Generating and verifying entangled itinerant microwave fields with efficient and independent measurements

By combining a squeezed propagating microwave field and an unsqueezed vacuum field on a hybrid (microwave beam splitter), we generate entanglement between the two output modes. We verify that we have generated entangled states by making independent and efficient single-quadrature measurements of the two output modes. We observe the entanglement witness $E_{\mathrm{W}}=-0.{263}_{-0.036}^{+0.001}$ and the negativity $N=0.{0824}_{-0.0004}^{+0.01}$ with measurement efficiencies at least $26\pm 0.1\%$ and $41\pm 0.2\%$ for channels 1 and 2, respectively. These measurements show that the output two-mode state violates the separability criterion and therefore demonstrates entanglement. This shared entanglement between propagating microwaves provides an important resource for building quantum networks with superconducting microwave systems.

Figure 1

Single squeezer model of the experiment. The squeezer (SQ) prepares a squeezed state with squeezing parameter $s$, where the variance of the squeezed quadrature is $1/\left(2s\right)$. The squeezed state (red ellipse) and the unsqueezed input (green circle) are combined on a quadrature hybrid (HY) to generate entangled modes. The hybrid has a power transmission coefficient $t$ and a power coupling coefficient $1-t$. The two output modes (orange ellipses) of the hybrid propagate onto two physically separate transmission lines and are fed to the two-channel measurement apparatus to measure quadrature amplitudes $W_1\left({\theta }_1\right)$ and $W_2\left({\theta }_2\right)$. The measurement apparatus consists of two single-quadrature measurement chains (QM1 and QM2), where each QM employs a VER as the first amplifier. All sources of loss (including loss inside the SQ) and measurement inefficiencies are modeled by introducing two fictitious beam splitters with power transmission coefficients ${\eta }_1$ and ${\eta }_2$, respectively.
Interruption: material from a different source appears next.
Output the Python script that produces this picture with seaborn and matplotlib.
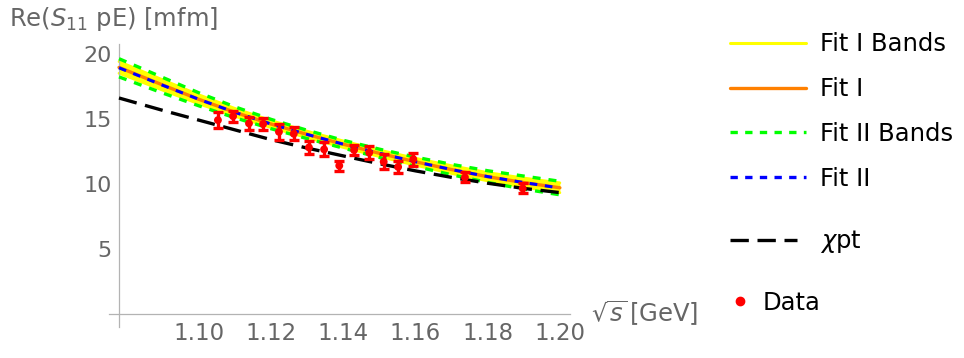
import numpy as np
import pandas as pd
import matplotlib
matplotlib.use("Agg")
import matplotlib.pyplot as plt
from matplotlib.lines import Line2D
import seaborn as sns

# ---------------- data ----------------
grid_x = [1.0779, 1.09, 1.10, 1.11, 1.12, 1.13, 1.14, 1.15, 1.16, 1.17, 1.18, 1.19, 1.20]
fit1 = [18.95, 17.60, 16.50, 15.50, 14.60, 13.80, 13.05, 12.35, 11.70, 11.10, 10.55, 10.10, 9.70]
fit1_up = [19.40, 18.00, 16.85, 15.80, 14.87, 14.05, 13.30, 12.60, 11.97, 11.40, 10.87, 10.45, 10.08]
fit1_lo = [18.50, 17.20, 16.15, 15.20, 14.33, 13.55, 12.80, 12.10, 11.43, 10.80, 10.23, 9.75, 9.32]
fit2 = [18.92, 17.58, 16.50, 15.50, 14.60, 13.80, 13.05, 12.35, 11.70, 11.10, 10.56, 10.10, 9.68]
fit2_up = [19.62, 18.18, 17.00, 15.92, 14.96, 14.12, 13.35, 12.67, 12.06, 11.50, 11.01, 10.60, 10.20]
fit2_lo = [18.22, 16.98, 16.00, 15.08, 14.24, 13.48, 12.75, 12.03, 11.34, 10.70, 10.11, 9.60, 9.16]
chpt = [16.60, 15.65, 14.90, 14.15, 13.40, 12.75, 12.15, 11.55, 11.00, 10.50, 10.05, 9.65, 9.33]

data_x = [1.1053, 1.1095, 1.1139, 1.1178, 1.1222, 1.1263, 1.1305, 1.1347,
          1.1389, 1.1430, 1.1472, 1.1512, 1.1552, 1.1594, 1.1737, 1.1897]
data_y = [14.90, 15.20, 14.65, 14.60, 14.00, 13.85, 12.80, 12.65,
          11.40, 12.60, 12.40, 11.70, 11.30, 11.90, 10.50, 9.65]
data_err = [0.60, 0.42, 0.48, 0.48, 0.60, 0.50, 0.52, 0.54,
            0.38, 0.40, 0.50, 0.58, 0.43, 0.50, 0.38, 0.38]

x_major = [1.10, 1.12, 1.14, 1.16, 1.18, 1.20]
x_labels = ["1.10", "1.12", "1.14", "1.16", "1.18", "1.20"]
y_major = [5, 10, 15, 20]
y_labels = ["5", "10", "15", "20"]

curves = pd.DataFrame({"x": grid_x, "fit1": fit1, "fit1_up": fit1_up, "fit1_lo": fit1_lo,
                       "fit2": fit2, "fit2_up": fit2_up, "fit2_lo": fit2_lo, "chpt": chpt})
pts = pd.DataFrame({"x": data_x, "y": data_y, "err": data_err})

# ---------------- style ----------------
sns.set_style("white")
plt.rcParams["font.family"] = ["DejaVu Sans"]
plt.rcParams["mathtext.fontset"] = "dejavusans"

YELLOW = "#ffff00"
ORANGE = "#ff8000"
GREEN = "#00ff00"
BLUE = "#0000ff"
RED = "#ff0000"
AXC = "#b3b3b3"
TXC = "#666666"

fig = plt.figure(figsize=(9.64, 3.58), dpi=100)
ax = fig.add_axes([109 / 964, 31 / 358, 461 / 964, 283 / 358])

# bands and curves
ax.fill_between(curves["x"], curves["fit1_lo"], curves["fit1_up"], color=YELLOW, lw=0, zorder=1)
sns.lineplot(data=curves, x="x", y="fit1_up", ax=ax, color=YELLOW, lw=2, zorder=2)
sns.lineplot(data=curves, x="x", y="fit1_lo", ax=ax, color=YELLOW, lw=2, zorder=2)
sns.lineplot(data=curves, x="x", y="fit1", ax=ax, color=ORANGE, lw=2.4, zorder=3)
sns.lineplot(data=curves, x="x", y="fit2_up", ax=ax, color=GREEN, lw=2.4,
             linestyle=(0, (2.4, 2.4)), zorder=4)
sns.lineplot(data=curves, x="x", y="fit2_lo", ax=ax, color=GREEN, lw=2.4,
             linestyle=(0, (2.4, 2.4)), zorder=4)
sns.lineplot(data=curves, x="x", y="fit2", ax=ax, color=BLUE, lw=2.2,
             linestyle=(0, (2.5, 2.5)), zorder=5)
sns.lineplot(data=curves, x="x", y="chpt", ax=ax, color="black", lw=2.4,
             linestyle=(0, (5.5, 2.6)), zorder=5)

# data
ax.errorbar(pts["x"], pts["y"], yerr=pts["err"], fmt="none", ecolor=RED,
            elinewidth=2.4, capsize=3.4, capthick=2.4, zorder=6)
sns.scatterplot(data=pts, x="x", y="y", ax=ax, color=RED, s=32, edgecolor="none", zorder=7)

# axes
ax.set_xlim(1.07513, 1.2028)
ax.set_ylim(-1.0, 20.75)
for s in ["top", "right"]:
    ax.spines[s].set_visible(False)
ax.spines["left"].set_position(("data", 1.0779))
ax.spines["bottom"].set_position(("data", 0))
for s in ["left", "bottom"]:
    ax.spines[s].set_color(AXC)
    ax.spines[s].set_linewidth(0.9)

ax.set_xticks(x_major)
ax.set_xticklabels(x_labels)
ax.set_xticks(list(np.arange(1.08, 1.2001, 0.005)), minor=True)
ax.set_yticks(y_major)
ax.set_yticklabels(y_labels)
ax.set_yticks(list(range(1, 21)), minor=True)
ax.tick_params(axis="both", which="both", direction="in", color=AXC, width=0.8,
               labelcolor=TXC)
ax.tick_params(axis="x", which="major", labelsize=16.5)
ax.tick_params(axis="y", which="major", labelsize=16)
ax.tick_params(axis="both", which="major", length=4.5)
ax.tick_params(axis="both", which="minor", length=2.8)
ax.tick_params(axis="x", which="major", pad=6)
ax.tick_params(axis="y", which="major", pad=5)
ax.set_xlabel("")
ax.set_ylabel("")

fig.text(9 / 964, 1 - 19 / 358, r"Re($S_{11}$ pE) [mfm]", color=TXC, fontsize=17.5,
         ha="left", va="center")
fig.text(591 / 964, 1 - 313 / 358, r"$\sqrt{s}\,$[GeV]", color=TXC, fontsize=17.5,
         ha="left", va="center")

# legends
FS = 17.5
h1 = [Line2D([], [], color=YELLOW, lw=2.2),
      Line2D([], [], color=ORANGE, lw=2.4),
      Line2D([], [], color=GREEN, lw=2.4, linestyle=(0, (2.2, 2.2))),
      Line2D([], [], color=BLUE, lw=2.4, linestyle=(0, (2.2, 2.2)))]
l1 = fig.legend(h1, ["Fit I Bands", "Fit I", "Fit II Bands", "Fit II"],
                loc="center left", bbox_to_anchor=(730 / 964, 1 - 111.5 / 358),
                frameon=False, fontsize=FS, handlelength=3.13, handletextpad=0.58,
                labelspacing=0.86, borderpad=0, borderaxespad=0, labelcolor="black")
h2 = [Line2D([], [], color="black", lw=2.4, linestyle=(0, (5.5, 2.6)))]
l2 = fig.legend(h2, [r"$\chi$pt"], loc="center left",
                bbox_to_anchor=(730 / 964, 1 - 241.7 / 358), frameon=False, fontsize=FS,
                handlelength=2.75, handletextpad=0.95, borderpad=0, borderaxespad=0,
                labelcolor="black")
h3 = [Line2D([], [], color=RED, marker="o", markersize=6, lw=0)]
l3 = fig.legend(h3, ["Data"], loc="center left",
                bbox_to_anchor=(730 / 964, 1 - 303 / 358), frameon=False, fontsize=FS,
                handlelength=0.8, handletextpad=0.56, borderpad=0, borderaxespad=0,
                labelcolor="black")

fig.savefig("out.png", dpi=100)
The two squeezed states arrive at the two VERs with fixed but uncontrolled phase shifts. We mathematically adjust the reference phases to align the squeezed states with $X_1$ and $X_2$ as illustrated.

Figure 2

Separate and joint variances. Shown are intensity plots of the measured variances of (a) $W_1({\theta }_1,{\theta }_2)$, of (b) $W_2({\theta }_1,{\theta }_2)$, and of (c) $\frac{1}{2}[W_1({\theta }_1,{\theta }_2)+W_2({\theta }_1,{\theta }_2)]$ calibrated in units of the vacuum vs the two quadrature phases ${\theta }_1$ and ${\theta }_2$. (d) An expectation of (c) predicted by the single squeezer model represented by Fig. 1. (e) The variances along the corresponding annotated lines in (c) and (d) are plotted vs quadrature phase ${\theta }_1$ of channel 1. The red squares are the sum of the green-circle line and the magenta-diamond line, where the green-circle line is shifted by $\frac{\pi }{2}$ in ${\theta }_1$. The arrow indicates the observed value of ${\Delta }_{\mathrm{EPR}}<1$.

Figure 3

Covariance matrix of the two-mode state. (a) The covariance matrix calculated from the single squeezer model parameter extracted by joint fitting of measured variances. (b) The 10 independent elements of the covariance matrix are shown for the same data as (a).

Figure 4

Thermal sweep experiment. The measured single-quadrature variances of the thermal sweep experiment (blue circles) and fit to Eq. (A1) (red solid line) for channel 1 (a) and channel 2 (b) are plotted. The residuals of the two fits are plotted in (c) and (d) where the error bars show the standard deviation of five independent measurements made at each temperature point.

Figure 5

Joint fit of the model equations to the measured variances. (a) The cartoon diagram represents the timing of the quadrature measurements. Each measurement is a 1-s-long time trace with each channel sampled at 10 $\mathrm{M}$ samples/s. Because the pumps of VER1 and VER2 are detuned from the SQ pump by 1 kHz and 50 kHz, respectively, the two VERs amplify the measured states at $10000$ different quadrature phase combinations every 1 ms (one record). In a 1-s-long time trace, we thus have 1000 records, or realizations at each quadrature phase pair. The variance at each quadrature phase pair is then calculated from the corresponding data points in each record. The measured variances of (b) $U_1\left({\theta }_1\right)$, of (c) $U_2\left({\theta }_2\right)$, and of (d) $1/2[U_1\left({\theta }_1\right)+U_2\left({\theta }_2\right)]$ are plotted vs time in each measurement record (blue dot) along with the joint fit of Eqs. (A2, A3, A4) to all of the measured variances (red solid line). The model and data show good agreement with each other and we observe moderate squeezing below vacuum fluctuation (0.5) in the variance of each mode [(b) and (c)], but more squeezing in the joint measurement (d).